Monday, 14 October 2013

The Red Hot Bombshell Dress ;)

I actually made this dress last year and posted this photo up on the blog, with promises to do a proper blog post about it asap:

bombshell dress

Roll on 15 months and I still haven’t blogged about it, so I thought I had better get on with it. Only problem being that I really wanted to take better photos of the dress, but guys – it was pretty figure hugging when I made it…and now it doesn’t fit me! Argh! So you guys will just have to make do with what photos I do have.

This is the Craftsy Bombshell Dress, taught by the very talented Gertie who, I have to say, is a brilliant teacher. The course covers very advanced couture techniques, way beyond my normal sewing skill level. But Gertie takes you through ever step slowly and clearly explains exactly what you need to do and I really would recommend it if you are looking to improve your sewing skills and challenge yourself.

A lot of people have already taken this class and given really good reviews so I won’t go into too much detail, but some of the techniques which I learnt and have found really useful are:

- Using carbon paper to trace seam lines

- Having massive seam allowances and thread tracing your seam lines – this allows for a very accurate fit and is really useful at the fitting stage (see below pic)

Bombshell cups

- Creating a muslin and using this as the underlining to your fashion fabric – and being able to write info on these (like numbering pieces and showing grainlines – see above pic), so so useful!

bombshell shell

- Using batting to pad bra cups – butting seams together (see red zig-zag stiches in above pic)

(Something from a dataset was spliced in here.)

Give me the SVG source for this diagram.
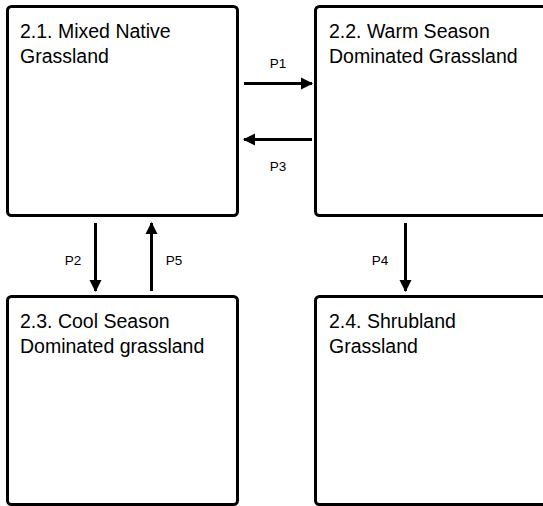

- Using stay-tape to reinforce curved seams (see above pic)

- Using spiral steel boning – and raiding my husbands tool kit for the job!

- Adding a waist stay and zip guard – both really helpful for getting in and out of the dress.

I used a lot of the skills learnt on this course to help make my Wedding Reception Dress.


I decided to add a basic halter neck strap to my dress, as I find this more flattering on my body shape than strapless. I was planning to wear the dress to a friends wedding and, as per my usual style, was doing everything last minute – so the halter neck was the last thing I did – and I was sewing it to the dress on the morning of the wedding! Gertie suggests adding buttons to the inside of the dress, and button holes on the ends of the straps, so that you can have the option of strap or no strap, but I didn’t have the time, so I just hand stitched it in quickly. I also just used a strip of fashion fabric, plus some muslin, but no interlining to strengthen it. This turned out a bad idea as over the course of the day the strap creased and folded and didn’t look as good. The stitching also came undone during the night! Thankfully the strap is only decorative so I didn’t have to worry about the dress actually falling down!


Apart from the strap issue I really do love this dress – I think a large part of that is due to the fabric I chose, which is a cotton that I picked up when I was in Thailand a few years ago. I do, however, have a few criticisms on the dress style and the fabric choice. Although the fabric is a lovely pattern, it’s actually a bit gauzy, and as such I have found that I have to be careful not to catch the dress on anything while wearing it or it can easily get holes in it. And as for the pattern – in these photos, which have been carefully selected, it is a very flattering dress. But in reality, it is not flattering to my rather small bust size (they are rather squashed and I look flatter than normal) and the gathering at the waist actually makes me look like I have a pot-belly! I suppose that is one of the risks you take when you make your own clothes and are trying a new pattern/style – you don’t really know how it will look on you until you have it made up!

That being said, it’s still one of my absolute FAVOURITE makes and one that I am very proud of! If you haven’t taken the Craftsy class, I recommend it thoroughly.